Work to complete:
Pull every line that holds the word "with" from the entries.

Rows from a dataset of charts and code

╔══

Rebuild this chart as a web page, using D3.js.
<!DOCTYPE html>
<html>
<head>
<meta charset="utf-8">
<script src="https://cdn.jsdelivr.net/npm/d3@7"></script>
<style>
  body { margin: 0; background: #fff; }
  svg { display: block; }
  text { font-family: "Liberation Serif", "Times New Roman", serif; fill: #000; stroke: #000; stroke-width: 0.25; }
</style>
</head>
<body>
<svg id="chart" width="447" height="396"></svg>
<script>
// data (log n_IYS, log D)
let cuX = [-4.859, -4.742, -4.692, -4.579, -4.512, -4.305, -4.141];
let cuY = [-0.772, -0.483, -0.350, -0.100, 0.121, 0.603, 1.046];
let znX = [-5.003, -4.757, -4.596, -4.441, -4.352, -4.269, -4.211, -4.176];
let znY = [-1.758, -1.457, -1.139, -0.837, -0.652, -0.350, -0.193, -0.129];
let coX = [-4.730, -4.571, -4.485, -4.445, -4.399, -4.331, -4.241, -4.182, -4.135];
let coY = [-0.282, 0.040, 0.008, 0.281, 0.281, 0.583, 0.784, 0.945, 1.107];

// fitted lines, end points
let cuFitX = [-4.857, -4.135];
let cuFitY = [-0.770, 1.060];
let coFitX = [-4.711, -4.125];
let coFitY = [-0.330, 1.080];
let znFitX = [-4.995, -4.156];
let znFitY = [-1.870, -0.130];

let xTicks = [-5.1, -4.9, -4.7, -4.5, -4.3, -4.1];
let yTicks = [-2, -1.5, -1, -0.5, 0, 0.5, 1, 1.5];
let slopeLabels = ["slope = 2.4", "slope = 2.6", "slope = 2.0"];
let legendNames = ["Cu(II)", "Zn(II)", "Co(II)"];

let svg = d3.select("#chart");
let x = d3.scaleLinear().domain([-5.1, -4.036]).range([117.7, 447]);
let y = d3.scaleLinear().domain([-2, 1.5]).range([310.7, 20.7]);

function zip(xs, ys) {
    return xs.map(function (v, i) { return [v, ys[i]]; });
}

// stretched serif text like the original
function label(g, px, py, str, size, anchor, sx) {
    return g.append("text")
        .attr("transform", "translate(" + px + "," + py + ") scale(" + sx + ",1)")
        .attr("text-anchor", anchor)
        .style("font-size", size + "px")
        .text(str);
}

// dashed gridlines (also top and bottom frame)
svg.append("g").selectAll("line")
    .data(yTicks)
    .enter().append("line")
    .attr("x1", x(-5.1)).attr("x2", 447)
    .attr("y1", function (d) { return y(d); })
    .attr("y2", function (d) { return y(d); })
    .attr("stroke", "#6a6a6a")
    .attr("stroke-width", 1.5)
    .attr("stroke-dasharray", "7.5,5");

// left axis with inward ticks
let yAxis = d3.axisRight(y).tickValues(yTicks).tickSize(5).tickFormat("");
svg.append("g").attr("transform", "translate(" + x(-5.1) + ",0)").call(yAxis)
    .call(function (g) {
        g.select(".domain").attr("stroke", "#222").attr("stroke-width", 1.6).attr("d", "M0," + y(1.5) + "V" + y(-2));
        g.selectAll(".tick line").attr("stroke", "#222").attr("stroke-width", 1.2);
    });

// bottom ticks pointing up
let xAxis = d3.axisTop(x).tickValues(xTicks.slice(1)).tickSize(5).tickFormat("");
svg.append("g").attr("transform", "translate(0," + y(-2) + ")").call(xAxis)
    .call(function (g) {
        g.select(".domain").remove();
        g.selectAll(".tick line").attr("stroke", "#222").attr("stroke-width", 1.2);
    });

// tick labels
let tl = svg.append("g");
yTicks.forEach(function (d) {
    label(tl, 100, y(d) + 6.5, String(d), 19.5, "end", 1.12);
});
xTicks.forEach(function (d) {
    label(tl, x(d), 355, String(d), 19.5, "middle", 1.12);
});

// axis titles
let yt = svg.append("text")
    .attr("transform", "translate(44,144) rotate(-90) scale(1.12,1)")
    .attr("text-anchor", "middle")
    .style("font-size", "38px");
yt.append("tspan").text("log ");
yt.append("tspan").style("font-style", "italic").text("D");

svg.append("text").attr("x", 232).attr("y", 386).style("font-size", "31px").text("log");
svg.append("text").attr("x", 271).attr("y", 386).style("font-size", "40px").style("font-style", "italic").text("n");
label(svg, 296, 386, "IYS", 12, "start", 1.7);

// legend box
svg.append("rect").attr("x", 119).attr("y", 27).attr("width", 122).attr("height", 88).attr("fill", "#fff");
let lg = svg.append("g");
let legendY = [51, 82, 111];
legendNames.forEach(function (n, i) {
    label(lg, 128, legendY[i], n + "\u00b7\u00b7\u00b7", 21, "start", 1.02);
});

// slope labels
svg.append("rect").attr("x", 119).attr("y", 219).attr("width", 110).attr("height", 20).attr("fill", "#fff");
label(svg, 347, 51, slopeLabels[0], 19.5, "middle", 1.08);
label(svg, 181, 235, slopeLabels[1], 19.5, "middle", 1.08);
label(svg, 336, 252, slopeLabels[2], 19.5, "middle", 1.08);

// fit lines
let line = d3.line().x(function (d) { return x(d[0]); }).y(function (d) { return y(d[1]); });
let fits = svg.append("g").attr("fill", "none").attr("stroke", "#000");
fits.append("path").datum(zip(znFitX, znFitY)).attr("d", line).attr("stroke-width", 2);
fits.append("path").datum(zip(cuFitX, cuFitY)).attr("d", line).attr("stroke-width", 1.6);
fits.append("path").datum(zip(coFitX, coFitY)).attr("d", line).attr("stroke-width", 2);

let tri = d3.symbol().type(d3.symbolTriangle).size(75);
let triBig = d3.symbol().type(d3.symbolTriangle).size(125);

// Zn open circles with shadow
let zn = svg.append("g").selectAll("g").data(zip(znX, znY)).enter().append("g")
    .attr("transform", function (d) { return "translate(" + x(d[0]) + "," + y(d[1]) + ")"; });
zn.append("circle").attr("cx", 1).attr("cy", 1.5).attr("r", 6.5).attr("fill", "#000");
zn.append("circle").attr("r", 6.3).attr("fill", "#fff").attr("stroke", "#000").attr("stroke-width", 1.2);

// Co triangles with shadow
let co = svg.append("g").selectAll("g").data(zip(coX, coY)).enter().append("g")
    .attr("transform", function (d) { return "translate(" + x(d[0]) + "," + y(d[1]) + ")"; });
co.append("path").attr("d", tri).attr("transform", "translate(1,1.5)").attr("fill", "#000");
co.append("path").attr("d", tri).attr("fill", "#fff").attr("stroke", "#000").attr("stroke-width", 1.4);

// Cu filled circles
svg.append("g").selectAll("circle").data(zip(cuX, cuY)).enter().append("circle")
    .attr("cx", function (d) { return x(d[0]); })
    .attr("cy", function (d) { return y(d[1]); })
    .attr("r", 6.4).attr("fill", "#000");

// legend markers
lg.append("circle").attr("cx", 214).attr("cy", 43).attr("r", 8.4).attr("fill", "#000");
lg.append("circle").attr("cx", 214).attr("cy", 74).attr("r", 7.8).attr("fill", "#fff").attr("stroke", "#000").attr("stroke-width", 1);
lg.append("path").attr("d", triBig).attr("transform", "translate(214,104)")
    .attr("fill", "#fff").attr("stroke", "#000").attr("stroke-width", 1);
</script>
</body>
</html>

╚══
╔══

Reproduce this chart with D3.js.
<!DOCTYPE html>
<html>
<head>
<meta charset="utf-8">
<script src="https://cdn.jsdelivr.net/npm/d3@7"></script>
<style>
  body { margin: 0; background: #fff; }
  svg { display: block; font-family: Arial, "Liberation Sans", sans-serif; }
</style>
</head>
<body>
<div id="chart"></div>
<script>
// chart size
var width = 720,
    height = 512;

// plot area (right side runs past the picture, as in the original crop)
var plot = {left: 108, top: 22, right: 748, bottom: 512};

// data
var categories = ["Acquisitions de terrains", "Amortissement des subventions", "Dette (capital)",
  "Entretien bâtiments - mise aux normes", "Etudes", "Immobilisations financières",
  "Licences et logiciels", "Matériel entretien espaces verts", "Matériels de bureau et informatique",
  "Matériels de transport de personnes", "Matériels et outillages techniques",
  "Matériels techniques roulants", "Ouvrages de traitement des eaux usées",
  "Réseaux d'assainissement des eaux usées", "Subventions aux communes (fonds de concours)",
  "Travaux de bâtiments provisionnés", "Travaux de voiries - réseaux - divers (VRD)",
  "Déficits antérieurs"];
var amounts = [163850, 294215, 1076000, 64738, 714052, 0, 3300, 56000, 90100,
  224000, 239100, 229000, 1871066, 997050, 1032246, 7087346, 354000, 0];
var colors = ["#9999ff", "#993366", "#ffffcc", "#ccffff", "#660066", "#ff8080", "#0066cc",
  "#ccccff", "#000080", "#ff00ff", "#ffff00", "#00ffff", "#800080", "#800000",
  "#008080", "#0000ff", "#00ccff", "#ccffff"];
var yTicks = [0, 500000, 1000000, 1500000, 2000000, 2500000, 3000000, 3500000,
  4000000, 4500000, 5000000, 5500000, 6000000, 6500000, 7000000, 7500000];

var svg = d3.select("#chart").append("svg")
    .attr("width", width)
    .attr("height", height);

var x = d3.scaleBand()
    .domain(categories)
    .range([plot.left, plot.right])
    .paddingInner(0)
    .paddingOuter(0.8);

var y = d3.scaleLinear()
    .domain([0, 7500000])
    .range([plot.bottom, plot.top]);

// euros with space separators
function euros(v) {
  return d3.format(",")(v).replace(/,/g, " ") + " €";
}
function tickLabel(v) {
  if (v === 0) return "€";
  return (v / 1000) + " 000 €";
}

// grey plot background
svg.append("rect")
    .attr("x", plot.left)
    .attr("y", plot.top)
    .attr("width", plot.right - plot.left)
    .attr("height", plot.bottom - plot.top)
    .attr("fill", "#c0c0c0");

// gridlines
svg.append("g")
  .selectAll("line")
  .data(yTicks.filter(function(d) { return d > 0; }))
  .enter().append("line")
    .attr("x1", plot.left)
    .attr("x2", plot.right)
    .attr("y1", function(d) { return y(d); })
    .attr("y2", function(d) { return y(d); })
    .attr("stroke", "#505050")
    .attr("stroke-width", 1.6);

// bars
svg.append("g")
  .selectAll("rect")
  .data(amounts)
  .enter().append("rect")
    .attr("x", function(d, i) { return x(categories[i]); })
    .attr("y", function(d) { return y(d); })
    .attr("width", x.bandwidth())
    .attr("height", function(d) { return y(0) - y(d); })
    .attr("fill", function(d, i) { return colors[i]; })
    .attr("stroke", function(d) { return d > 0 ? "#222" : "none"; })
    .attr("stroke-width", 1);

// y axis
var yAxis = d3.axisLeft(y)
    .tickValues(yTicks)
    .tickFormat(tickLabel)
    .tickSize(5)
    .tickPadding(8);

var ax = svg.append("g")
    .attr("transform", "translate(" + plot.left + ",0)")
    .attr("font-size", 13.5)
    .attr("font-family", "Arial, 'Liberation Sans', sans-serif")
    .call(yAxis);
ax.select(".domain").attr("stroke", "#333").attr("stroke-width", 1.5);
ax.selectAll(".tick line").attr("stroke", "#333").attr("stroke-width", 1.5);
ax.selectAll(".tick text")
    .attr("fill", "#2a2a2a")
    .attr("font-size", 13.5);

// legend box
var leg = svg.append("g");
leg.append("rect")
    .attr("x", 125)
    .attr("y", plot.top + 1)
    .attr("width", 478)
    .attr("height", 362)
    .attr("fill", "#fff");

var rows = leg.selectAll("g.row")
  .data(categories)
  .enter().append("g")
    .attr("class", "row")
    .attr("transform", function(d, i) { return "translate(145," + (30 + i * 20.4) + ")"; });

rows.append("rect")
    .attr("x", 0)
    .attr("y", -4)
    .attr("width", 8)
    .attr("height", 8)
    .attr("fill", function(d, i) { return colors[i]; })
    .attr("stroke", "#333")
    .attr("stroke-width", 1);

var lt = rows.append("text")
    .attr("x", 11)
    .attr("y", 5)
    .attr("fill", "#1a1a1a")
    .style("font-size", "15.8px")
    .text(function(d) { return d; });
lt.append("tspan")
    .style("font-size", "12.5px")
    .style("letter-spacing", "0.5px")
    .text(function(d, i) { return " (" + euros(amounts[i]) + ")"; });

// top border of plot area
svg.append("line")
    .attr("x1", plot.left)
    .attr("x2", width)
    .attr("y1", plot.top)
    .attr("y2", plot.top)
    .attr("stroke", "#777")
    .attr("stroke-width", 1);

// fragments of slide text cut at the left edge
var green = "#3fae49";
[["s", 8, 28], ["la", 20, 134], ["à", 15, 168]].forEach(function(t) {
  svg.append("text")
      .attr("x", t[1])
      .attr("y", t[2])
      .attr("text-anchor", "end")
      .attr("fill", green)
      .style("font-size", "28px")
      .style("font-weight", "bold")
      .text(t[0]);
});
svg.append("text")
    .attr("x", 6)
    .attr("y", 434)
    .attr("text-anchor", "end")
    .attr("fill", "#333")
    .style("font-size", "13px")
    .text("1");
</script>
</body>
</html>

╚══
╔══

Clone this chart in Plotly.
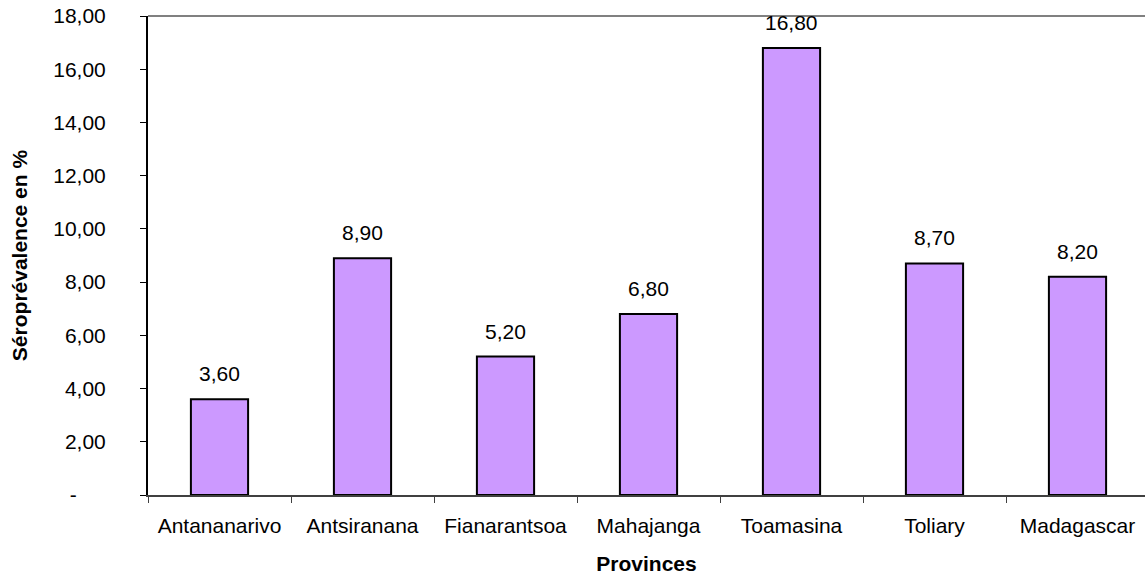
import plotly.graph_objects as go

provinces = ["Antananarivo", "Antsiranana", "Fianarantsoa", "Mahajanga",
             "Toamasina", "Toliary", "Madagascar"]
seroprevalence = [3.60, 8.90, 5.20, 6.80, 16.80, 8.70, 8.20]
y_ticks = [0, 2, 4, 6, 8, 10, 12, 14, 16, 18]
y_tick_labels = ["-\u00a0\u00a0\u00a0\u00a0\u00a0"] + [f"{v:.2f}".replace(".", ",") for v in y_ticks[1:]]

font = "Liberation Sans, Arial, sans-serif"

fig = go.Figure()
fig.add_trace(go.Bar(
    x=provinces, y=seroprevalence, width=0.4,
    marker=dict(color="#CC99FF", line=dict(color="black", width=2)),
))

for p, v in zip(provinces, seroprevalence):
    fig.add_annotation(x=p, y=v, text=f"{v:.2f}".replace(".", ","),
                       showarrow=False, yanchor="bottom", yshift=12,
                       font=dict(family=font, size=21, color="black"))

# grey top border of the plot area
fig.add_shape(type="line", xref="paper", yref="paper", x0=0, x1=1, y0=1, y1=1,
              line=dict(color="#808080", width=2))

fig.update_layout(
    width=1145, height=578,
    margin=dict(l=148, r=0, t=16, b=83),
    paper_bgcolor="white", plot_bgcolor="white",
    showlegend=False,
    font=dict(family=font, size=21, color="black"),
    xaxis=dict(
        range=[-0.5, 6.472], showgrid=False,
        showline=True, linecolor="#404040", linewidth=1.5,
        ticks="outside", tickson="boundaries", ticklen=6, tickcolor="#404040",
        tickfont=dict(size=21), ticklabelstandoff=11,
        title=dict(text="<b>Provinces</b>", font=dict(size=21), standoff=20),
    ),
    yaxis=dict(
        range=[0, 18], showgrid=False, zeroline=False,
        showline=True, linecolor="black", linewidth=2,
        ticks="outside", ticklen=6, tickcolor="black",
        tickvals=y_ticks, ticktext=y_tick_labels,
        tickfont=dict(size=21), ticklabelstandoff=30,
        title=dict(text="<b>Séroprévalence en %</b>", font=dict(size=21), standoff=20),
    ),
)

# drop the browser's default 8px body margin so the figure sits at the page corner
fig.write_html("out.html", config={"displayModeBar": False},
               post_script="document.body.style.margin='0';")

╚══

Complete response:
// left axis with inward ticks
// Zn open circles with shadow
// Co triangles with shadow
Reproduce this chart with D3.js.
// euros with space separators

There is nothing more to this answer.